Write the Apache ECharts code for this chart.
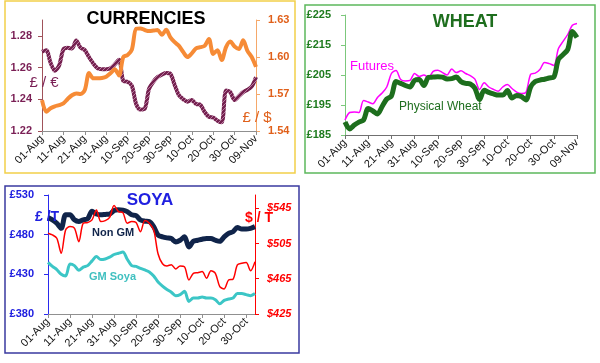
<!DOCTYPE html>
<html><head><meta charset="utf-8">
<script src="https://cdn.jsdelivr.net/npm/echarts@6/dist/echarts.min.js"></script>
<style>html,body{margin:0;padding:0;background:#fff}#c{width:600px;height:363px}</style>
</head><body><div id="c"></div>
<script>
// Categories: every second day, 01-Aug .. 09-Nov
const dates = ['01-Aug','03-Aug','05-Aug','07-Aug','09-Aug','11-Aug','13-Aug','15-Aug','17-Aug','19-Aug',
  '21-Aug','23-Aug','25-Aug','27-Aug','29-Aug','31-Aug','02-Sep','04-Sep','06-Sep','08-Sep',
  '10-Sep','12-Sep','14-Sep','16-Sep','18-Sep','20-Sep','22-Sep','24-Sep','26-Sep','28-Sep',
  '30-Sep','02-Oct','04-Oct','06-Oct','08-Oct','10-Oct','12-Oct','14-Oct','16-Oct','18-Oct',
  '20-Oct','22-Oct','24-Oct','26-Oct','28-Oct','30-Oct','01-Nov','03-Nov','05-Nov','07-Nov','09-Nov'];
const soyaDates = dates.slice(0, 48);

// Tick labels
const eurTicks = [1.22, 1.24, 1.26, 1.28];
const usdTicks = [1.54, 1.57, 1.60, 1.63];
const wheatTicks = [185, 195, 205, 215, 225];
const soyaGbpTicks = [380, 430, 480, 530];
const soyaUsdTicks = [425, 465, 505, 545];

// CURRENCIES
const gbpEur = [1.270,1.271,1.263,1.258,1.2613,1.2715,1.2725,1.272,1.277,1.2725,
  1.271,1.2665,1.2625,1.2595,1.259,1.259,1.2595,1.262,1.265,1.2515,
  1.251,1.2485,1.237,1.2335,1.234,1.2465,1.251,1.254,1.2555,1.2565,
  1.256,1.249,1.2425,1.240,1.2385,1.2395,1.237,1.2365,1.232,1.229,
  1.2285,1.2265,1.2255,1.2455,1.2445,1.2395,1.242,1.2445,1.246,1.248,1.254];
const gbpUsd = [1.565,1.5556,1.5584,1.560,1.561,1.5624,1.566,1.569,1.5705,1.570,
  1.5732,1.587,1.5827,1.5827,1.583,1.584,1.5868,1.590,1.585,1.600,
  1.6016,1.606,1.623,1.6232,1.6219,1.621,1.6214,1.6219,1.618,1.622,
  1.616,1.612,1.609,1.604,1.600,1.603,1.607,1.608,1.609,1.6145,
  1.6025,1.6055,1.5975,1.608,1.6125,1.6085,1.6065,1.6135,1.605,1.600,1.592];

// WHEAT
const futures = [190.0,192.5,192.7,192.5,196.5,196.0,195.4,197.5,199.0,201.0,
  205.5,206.5,203.5,203.0,203.2,205.5,204.5,205.0,204.2,206.2,
  206.6,205.8,205.0,207.0,205.8,206.4,205.5,204.8,203.6,200.2,
  202.4,201.0,200.2,199.6,201.0,201.8,200.5,199.3,198.8,199.2,
  205.2,205.6,206.8,209.2,208.8,208.2,213.8,216.2,218.5,221.6,222.2];
const physicalWheat = [189.3,187.0,188.3,189.3,190.0,193.8,193.0,192.0,194.5,197.0,
  198.0,202.8,202.2,201.5,201.0,203.2,203.5,201.5,204.2,204.3,
  204.4,204.3,203.7,203.8,204.3,202.8,202.2,202.0,200.6,196.8,
  199.9,199.2,198.7,198.3,198.3,199.8,197.3,198.2,197.8,196.7,
  201.0,202.8,203.3,203.6,204.0,204.3,210.2,211.8,213.5,219.5,217.5];

// SOYA
const nonGM = [501.7,498.7,494.4,488.0,505.1,505.1,498.7,496.6,498.7,500.0,
  509.5,506.0,505.0,505.5,506.0,510.5,511.5,511.0,509.0,505.0,
  504.0,498.5,497.0,496.5,490.1,479.4,477.3,476.0,475.1,470.9,
  473.0,477.3,464.4,471.7,473.0,474.3,475.1,475.1,473.0,471.7,
  477.3,481.6,483.7,488.9,487.1,487.1,488.0,490.1];
const soyaUsd = [516.6,514.7,510.9,494.0,520.4,524.2,522.3,507.1,528.0,528.7,
  531.8,543.1,529.9,531.0,534.6,548.0,541.2,540.0,528.0,529.9,
  528.7,518.4,531.0,528.0,520.4,493.0,482.0,479.5,481.0,476.0,
  479.5,478.5,463.6,471.2,471.9,473.1,465.5,474.2,471.2,456.0,
  453.5,463.6,464.4,480.7,482.5,483.3,474.2,484.4];
const gmSoya = [445.1,440.0,436.0,430.0,428.0,443.0,441.0,435.0,439.0,441.0,
  447.0,452.5,448.6,449.4,451.6,455.0,456.5,458.0,449.0,441.0,
  440.0,437.5,435.5,433.0,428.0,420.3,415.1,410.9,407.4,403.1,
  404.4,408.7,395.9,400.1,400.1,401.4,400.1,400.1,398.0,392.9,
  397.1,398.9,400.1,405.7,405.7,404.4,403.1,405.7];

function hatch() {
  const c = document.createElement('canvas'); c.width = 4; c.height = 4;
  const g = c.getContext('2d');
  g.fillStyle = '#74214f'; g.fillRect(0, 0, 4, 4);
  g.fillStyle = '#b97aa0';
  g.fillRect(0, 0, 1, 1); g.fillRect(2, 2, 1, 1); g.fillRect(1, 3, 1, 1); g.fillRect(3, 1, 1, 1);
  return c;
}

const FONT = 'Liberation Sans, Arial, sans-serif';
function xAxis(grid, data, color) {
  return {
    type: 'category', gridIndex: grid, data: data, boundaryGap: false,
    axisLine: {lineStyle: {color: color, width: 1}},
    axisTick: {interval: 4, length: 4, lineStyle: {color: color}},
    axisLabel: {interval: 4, rotate: 45, fontSize: 11, color: '#111', margin: 6, fontFamily: FONT},
    splitLine: {show: false}
  };
}
function yAxis(grid, pos, min, max, ticks, lineColor, labelColor, fmt) {
  return {
    type: 'value', gridIndex: grid, position: pos, min: min, max: max,
    axisLine: {show: true, lineStyle: {color: lineColor, width: 1}},
    axisTick: {show: true, customValues: ticks, length: 4, lineStyle: {color: lineColor}},
    axisLabel: {customValues: ticks, formatter: fmt, color: labelColor, fontSize: 11,
      fontWeight: 'bold', fontFamily: FONT, margin: 10},
    splitLine: {show: false}
  };
}
function txt(x, y, text, size, color, weight, align) {
  return {type: 'text', z: 100, style: {x: x, y: y, text: text, fill: color,
    font: (weight || 'normal') + ' ' + size + 'px ' + FONT,
    textAlign: align || 'center', textVerticalAlign: 'middle'}};
}
function box(x, y, w, h, color) {
  return {type: 'rect', z: 0, shape: {x: x, y: y, width: w, height: h},
    style: {fill: 'none', stroke: color, lineWidth: 1.5}};
}

const chart = echarts.init(document.getElementById('c'), null, {renderer: 'canvas'});
const y0 = yAxis(0, 'left', 1.22, 1.29, eurTicks, '#a0525a', '#7a1f55', v => v.toFixed(2));
const y1 = yAxis(0, 'right', 1.54, 1.63, usdTicks, '#f5a86a', '#e0601a', v => v.toFixed(2));
y1.axisLabel.margin = 12;
const y2 = yAxis(1, 'left', 185, 225, wheatTicks, '#7cc87c', '#1e7b1e', v => '£' + v);
y2.axisLabel.margin = 14;
const y3 = yAxis(2, 'left', 380, 530, soyaGbpTicks, '#2a2aee', '#2020e0', v => '£' + v);
y3.axisLabel.margin = 14;
const y4 = yAxis(2, 'right', 425, 560, soyaUsdTicks, '#ff0000', '#ff0000', v => '$' + v);
y4.axisLabel.margin = 12; y4.axisLabel.fontStyle = 'italic';

chart.setOption({
  animation: false,
  grid: [
    {left: 42, top: 20, width: 214, height: 111},
    {left: 345, top: 15, width: 232, height: 120},
    {left: 48, top: 195, width: 207, height: 119}
  ],
  xAxis: [xAxis(0, dates, '#909090'), xAxis(1, dates, '#707070'), xAxis(2, soyaDates, '#909090')],
  yAxis: [y0, y1, y2, y3, y4],
  series: [
    {type: 'line', xAxisIndex: 0, yAxisIndex: 0, data: gbpEur, showSymbol: false, smooth: 0.3,
      lineStyle: {width: 4, color: {image: hatch(), repeat: 'repeat'}}},
    {type: 'line', xAxisIndex: 0, yAxisIndex: 1, data: gbpUsd, showSymbol: false, smooth: 0.3,
      lineStyle: {width: 4, color: '#f68b36'}},
    {type: 'line', xAxisIndex: 1, yAxisIndex: 2, data: futures, showSymbol: false, smooth: 0.3,
      lineStyle: {width: 1.5, color: '#ff00ff'}},
    {type: 'line', xAxisIndex: 1, yAxisIndex: 2, data: physicalWheat, showSymbol: false, smooth: 0.3,
      lineStyle: {width: 5, color: '#1d6e1d'}},
    {type: 'line', xAxisIndex: 2, yAxisIndex: 3, data: nonGM, showSymbol: false, smooth: 0.3,
      lineStyle: {width: 5, color: '#10244a'}},
    {type: 'line', xAxisIndex: 2, yAxisIndex: 4, data: soyaUsd, showSymbol: false, smooth: 0.3,
      lineStyle: {width: 1.5, color: '#ff0000'}},
    {type: 'line', xAxisIndex: 2, yAxisIndex: 3, data: gmSoya, showSymbol: false, smooth: 0.3,
      lineStyle: {width: 3, color: '#3cc6c6'}}
  ],
  graphic: [
    box(5, 1, 290, 172, '#f2d04a'),
    box(305, 5, 290, 168, '#5cb85c'),
    box(5, 186, 294, 167, '#3a3aa0'),
    txt(146, 19, 'CURRENCIES', 18, '#000', 'bold'),
    txt(44, 83, '£ / €', 15, '#7a1f55', 'normal'),
    txt(257, 118, '£ / $', 15, '#e0601a', 'normal'),
    txt(465, 22, 'WHEAT', 18, '#1e6e1e', 'bold'),
    txt(350, 66, 'Futures', 13, '#ff00ff', 'normal', 'left'),
    txt(399, 107, 'Physical Wheat', 12, '#1e6e1e', 'normal', 'left'),
    txt(150, 200, 'SOYA', 17, '#2020e0', 'bold'),
    txt(35, 217, '£ /T', 14, '#2020e0', 'bold', 'left'),
    txt(245, 218, '$ / T', 14, '#ff0000', 'bold', 'left'),
    txt(92, 233, 'Non GM', 11, '#10244a', 'bold', 'left'),
    txt(89, 277, 'GM Soya', 11, '#40c0c0', 'bold', 'left')
  ]
});
</script></body></html>
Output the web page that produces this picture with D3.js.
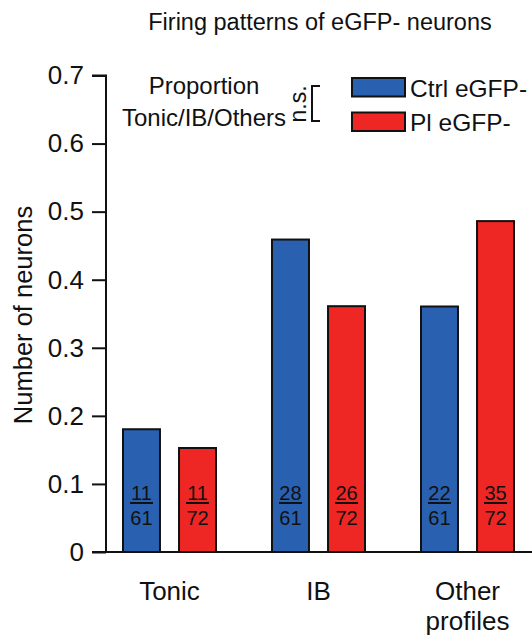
<!DOCTYPE html>
<html>
<head>
<meta charset="utf-8">
<script src="https://cdn.jsdelivr.net/npm/d3@7"></script>
<style>
  html, body { margin: 0; padding: 0; background: #fff; }
  svg { display: block; font-family: "Liberation Sans", Arial, sans-serif; }
</style>
</head>
<body>
<svg id="chart" width="532" height="641"></svg>
<script>
// ---- data ----
const categories = ["Tonic", "IB", "Other profiles"];
const seriesNames = ["Ctrl eGFP-", "Pl eGFP-"];
const numerators = {
  "Ctrl eGFP-": [11, 28, 22],
  "Pl eGFP-":   [11, 26, 35]
};
const denominators = {
  "Ctrl eGFP-": [61, 61, 61],
  "Pl eGFP-":   [72, 72, 72]
};
const yTicks = [0, 0.1, 0.2, 0.3, 0.4, 0.5, 0.6, 0.7];
const yTickLabels = ["0", "0.1", "0.2", "0.3", "0.4", "0.5", "0.6", "0.7"];
const colors = { "Ctrl eGFP-": "#2961b0", "Pl eGFP-": "#ee2624" };

const svg = d3.select("#chart");

const x0 = d3.scaleBand().domain(categories).range([95, 542]).paddingInner(0).paddingOuter(0);
const x1 = d3.scaleBand().domain(seriesNames).range([28, 121]).paddingInner(0.34).paddingOuter(0);
const y = d3.scaleLinear().domain([0, 0.7]).range([552, 75.5]);

const rows = [];
categories.forEach((c, i) => {
  seriesNames.forEach(s => {
    rows.push({ cat: c, series: s, num: numerators[s][i], den: denominators[s][i],
                value: numerators[s][i] / denominators[s][i] });
  });
});

// title
svg.append("text").attr("x", 320).attr("y", 30).attr("text-anchor", "middle")
  .attr("font-size", 23.5).attr("fill", "#111").text("Firing patterns of eGFP- neurons");

// bars
const g = svg.append("g");
g.selectAll("rect.bar").data(rows).join("rect").attr("class", "bar")
  .attr("x", d => x0(d.cat) + x1(d.series))
  .attr("y", d => y(d.value))
  .attr("width", x1.bandwidth())
  .attr("height", d => y(0) - y(d.value))
  .attr("fill", d => colors[d.series])
  .attr("stroke", "#111").attr("stroke-width", 2);

// fractions
const fr = g.selectAll("g.frac").data(rows).join("g").attr("class", "frac")
  .attr("transform", d => `translate(${x0(d.cat) + x1(d.series) + x1.bandwidth() / 2},0)`);
fr.append("text").attr("y", 500).attr("text-anchor", "middle").attr("font-size", 20)
  .attr("fill", "#111").text(d => d.num);
fr.append("line").attr("x1", -11.5).attr("x2", 11.5).attr("y1", 503).attr("y2", 503)
  .attr("stroke", "#111").attr("stroke-width", 2);
fr.append("text").attr("y", 524.5).attr("text-anchor", "middle").attr("font-size", 20)
  .attr("fill", "#111").text(d => d.den);

// y axis
const yAxis = d3.axisLeft(y).tickValues(yTicks).tickSize(14).tickPadding(8)
  .tickFormat((d, i) => yTickLabels[i]);
const ya = svg.append("g").attr("transform", "translate(106,0)").call(yAxis);
ya.select(".domain").attr("d", `M-14,${y(0.7)}H0V${y(0)}`).attr("stroke", "#111").attr("stroke-width", 2);
ya.selectAll(".tick line").attr("stroke", "#111").attr("stroke-width", 2);
ya.selectAll(".tick text").attr("font-size", 26).attr("fill", "#111")
  .attr("font-family", "Liberation Sans, Arial, sans-serif");

// x axis line
svg.append("line").attr("x1", 92).attr("x2", 532).attr("y1", y(0)).attr("y2", y(0))
  .attr("stroke", "#111").attr("stroke-width", 2);

// category labels
const cl = svg.selectAll("text.cat").data(categories).join("text").attr("class", "cat")
  .attr("x", d => x0(d) + x0.bandwidth() / 2)
  .attr("y", 600).attr("text-anchor", "middle").attr("font-size", 26).attr("fill", "#111");
cl.each(function(d) {
  const parts = d === "Other profiles" ? ["Other", "profiles"] : [d];
  const t = d3.select(this);
  parts.forEach((p, i) => {
    t.append("tspan").attr("x", x0(d) + x0.bandwidth() / 2).attr("dy", i === 0 ? 0 : 30).text(p);
  });
});

// y axis title
svg.append("text").attr("transform", "translate(32,315) rotate(-90)")
  .attr("text-anchor", "middle").attr("font-size", 25.5).attr("fill", "#111")
  .text("Number of neurons");

// legend
svg.append("text").attr("x", 204).attr("y", 94).attr("text-anchor", "middle")
  .attr("font-size", 24).attr("fill", "#111").text("Proportion");
svg.append("text").attr("x", 204).attr("y", 126).attr("text-anchor", "middle")
  .attr("font-size", 24).attr("fill", "#111").text("Tonic/IB/Others");
svg.append("text").attr("transform", "translate(306,104) rotate(-90)")
  .attr("text-anchor", "middle").attr("font-size", 23).attr("fill", "#111").text("n.s.");
svg.append("path").attr("d", "M320,86H312V121H320").attr("fill", "none")
  .attr("stroke", "#111").attr("stroke-width", 2);

const leg = svg.selectAll("g.leg").data(seriesNames).join("g").attr("class", "leg")
  .attr("transform", (d, i) => `translate(352,${78 + i * 34.5})`);
leg.append("rect").attr("width", 53).attr("height", 18.5)
  .attr("fill", d => colors[d]).attr("stroke", "#111").attr("stroke-width", 2);
leg.append("text").attr("x", 58).attr("y", 18.5).attr("font-size", 24.5).attr("fill", "#111").text(d => d);
</script>
</body>
</html>
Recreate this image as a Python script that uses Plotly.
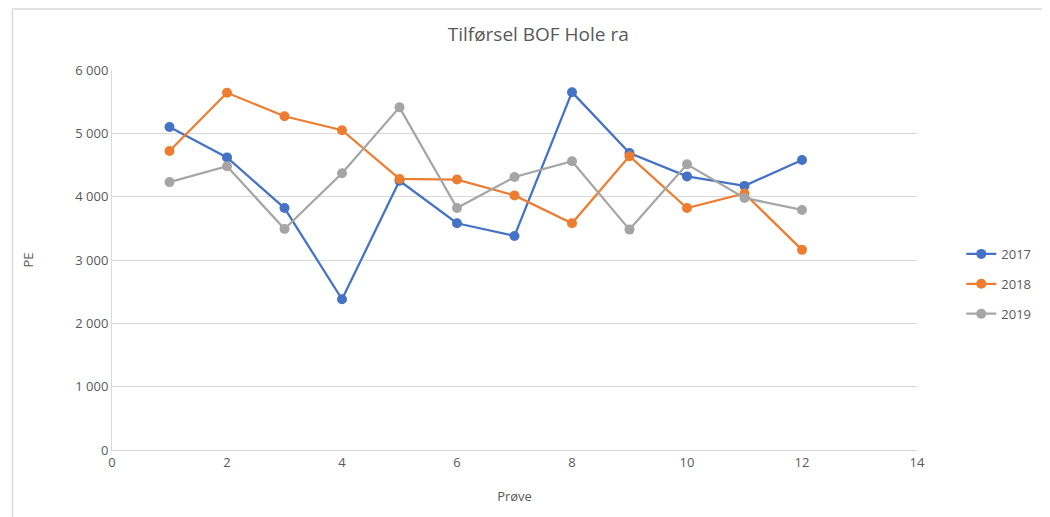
import plotly.graph_objects as go

prove = list(range(1, 13))
v2017 = [5100, 4620, 3820, 2380, 4250, 3580, 3380, 5650, 4690, 4320, 4170, 4580]
v2018 = [4720, 5640, 5270, 5050, 4280, 4270, 4020, 3580, 4640, 3820, 4050, 3160]
v2019 = [4230, 4480, 3490, 4370, 5410, 3820, 4310, 4560, 3480, 4510, 3980, 3790]

series = [("2017", v2017, "#4472C4"), ("2018", v2018, "#ED7D31"), ("2019", v2019, "#A5A5A5")]

fig = go.Figure()
for name, vals, col in series:
    fig.add_trace(go.Scatter(x=prove, y=vals, name=name, mode="lines+markers",
                             legendgroup=name,
                             line=dict(color=col, width=2.25),
                             marker=dict(color=col, size=10)))

font = "Open Sans, Liberation Sans, sans-serif"
fig.update_layout(
    width=1050, height=517,
    margin=dict(l=104, r=141, t=62, b=75),
    paper_bgcolor="white", plot_bgcolor="white",
    separators=", ",
    title=dict(text="Tilførsel BOF Hole ra", x=0.505, xanchor="center", y=0.95, yanchor="middle",
               font=dict(family=font, size=19, color="#595959")),
    font=dict(family=font, size=12, color="#595959"),
    xaxis=dict(range=[0, 14], dtick=2, tick0=0, showgrid=False, zeroline=False,
               showline=True, linecolor="#D9D9D9", linewidth=1, ticks="",
               title=dict(text="Prøve", font=dict(size=13, color="#595959"), standoff=22),
               tickfont=dict(size=13, color="#595959")),
    yaxis=dict(range=[0, 6000], dtick=1000, tickformat=",d", showgrid=True, gridcolor="#D9D9D9",
               zeroline=False, showline=True, linecolor="#D9D9D9", linewidth=1, ticks="",
               title=dict(text="PE", font=dict(size=13, color="#595959"), standoff=38),
               tickfont=dict(size=13, color="#595959")),
    legend=dict(x=1.055, xanchor="left", y=0.437, yanchor="middle",
                font=dict(size=13, color="#595959"), tracegroupgap=10, itemwidth=30),
    showlegend=True,
)

# chart area border (top and left visible)
bx = (12.5 - 112) / 805
by = (450 - 9) / 380
fig.add_shape(type="line", xref="paper", yref="paper", x0=bx, x1=1.25,
              y0=by, y1=by, line=dict(color="#D9D9D9", width=1.5))
fig.add_shape(type="line", xref="paper", yref="paper", x0=bx, x1=bx,
              y0=by, y1=-0.25, line=dict(color="#D9D9D9", width=1.5))

fig.write_html("out.html")
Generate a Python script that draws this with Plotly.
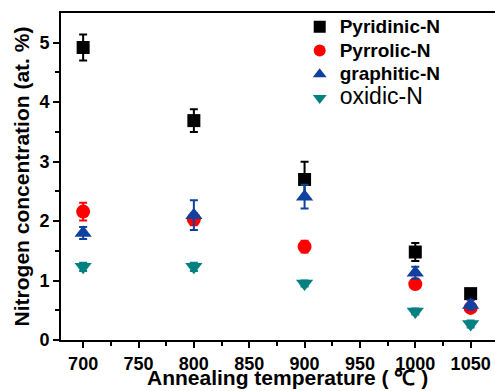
import plotly.graph_objects as go

temps = [700, 800, 900, 1000, 1050]
pyridinic = [4.92, 3.69, 2.70, 1.48, 0.78]
pyridinic_err = [0.22, 0.19, 0.30, 0.15, 0.05]
pyrrolic = [2.16, 2.03, 1.57, 0.94, 0.54]
pyrrolic_err = [0.15, 0.10, 0.10, 0.06, 0.06]
graphitic = [1.80, 2.10, 2.41, 1.13, 0.59]
graphitic_err = [0.10, 0.25, 0.20, 0.10, 0.08]
oxidic = [1.23, 1.23, 0.95, 0.48, 0.27]
oxidic_err = [0.07, 0.07, 0.05, 0.05, 0.06]

FONT = "Liberation Sans, Arial, sans-serif"

series = [
    ("<span style='font-size:19px'><b>Pyridinic-N</b></span>", pyridinic, pyridinic_err, "square", "#000000", 13),
    ("<span style='font-size:19px'><b>Pyrrolic-N</b></span>", pyrrolic, pyrrolic_err, "circle", "#ff0000", 14),
    ("<span style='font-size:19px'><b>graphitic-N</b></span>", graphitic, graphitic_err, "triangle-up", "#1040a0", 15),
    ("<span style='font-size:23px'>oxidic-N</span>", oxidic, oxidic_err, "triangle-down", "#008080", 15),
]

fig = go.Figure()
for name, vals, errs, sym, col, sz in series:
    fig.add_trace(go.Scatter(
        x=temps, y=vals, mode="markers", name=name,
        marker=dict(symbol=sym, color=col, size=sz, line=dict(width=0)),
        error_y=dict(type="data", array=errs, visible=True, color=col, thickness=2, width=4),
    ))

fig.update_layout(
    width=495, height=391,
    margin=dict(l=61, r=0, t=13, b=51),
    paper_bgcolor="white", plot_bgcolor="white",
    font=dict(family=FONT, color="black"),
    showlegend=True,
    legend=dict(x=0.55, y=1.01, xanchor="left", yanchor="top",
                bgcolor="rgba(0,0,0,0)", font=dict(size=16, family=FONT),
                itemsizing="constant"),
    xaxis=dict(
        range=[680, 1072], tickvals=[700, 750, 800, 850, 900, 950, 1000, 1050],
        ticks="outside", ticklen=6, tickwidth=2, tickcolor="black",
        minor=dict(tickvals=[725, 775, 825, 875, 925, 975, 1025], ticks="outside", ticklen=4, tickwidth=2, tickcolor="black"),
        showline=True, linewidth=2, linecolor="black", mirror=True,
        showgrid=False, zeroline=False, automargin=False,
        tickfont=dict(size=18, family=FONT, weight="bold"),
    ),
    yaxis=dict(
        range=[0, 5.5], tickvals=[0, 1, 2, 3, 4, 5],
        ticks="outside", ticklen=6, tickwidth=2, tickcolor="black",
        minor=dict(tickvals=[0.5, 1.5, 2.5, 3.5, 4.5], ticks="outside", ticklen=4, tickwidth=2, tickcolor="black"),
        showline=True, linewidth=2, linecolor="black", mirror=False,
        showgrid=False, zeroline=False, automargin=False,
        tickfont=dict(size=18, family=FONT, weight="bold"),
        title=dict(text="<b>Nitrogen concentration (at. %)</b>", font=dict(size=21, family=FONT), standoff=4),
    ),
    annotations=[dict(
        text="<b>Annealing temperature ( ℃ )</b>", xref="paper", yref="paper",
        x=0.523, y=0.0, yshift=-25, xanchor="center", yanchor="top",
        showarrow=False, borderpad=0, font=dict(size=21, family=FONT, color="black"),
    )],
)

fig.write_html("out.html")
---+---
**EXERCISE AIM**
From the listing, copy every line where the string "Python" appears.

**COMPLETE RESPONSE**
Recreate this image as a Python script that uses Plotly.
Generate a Python script that draws this with Plotly.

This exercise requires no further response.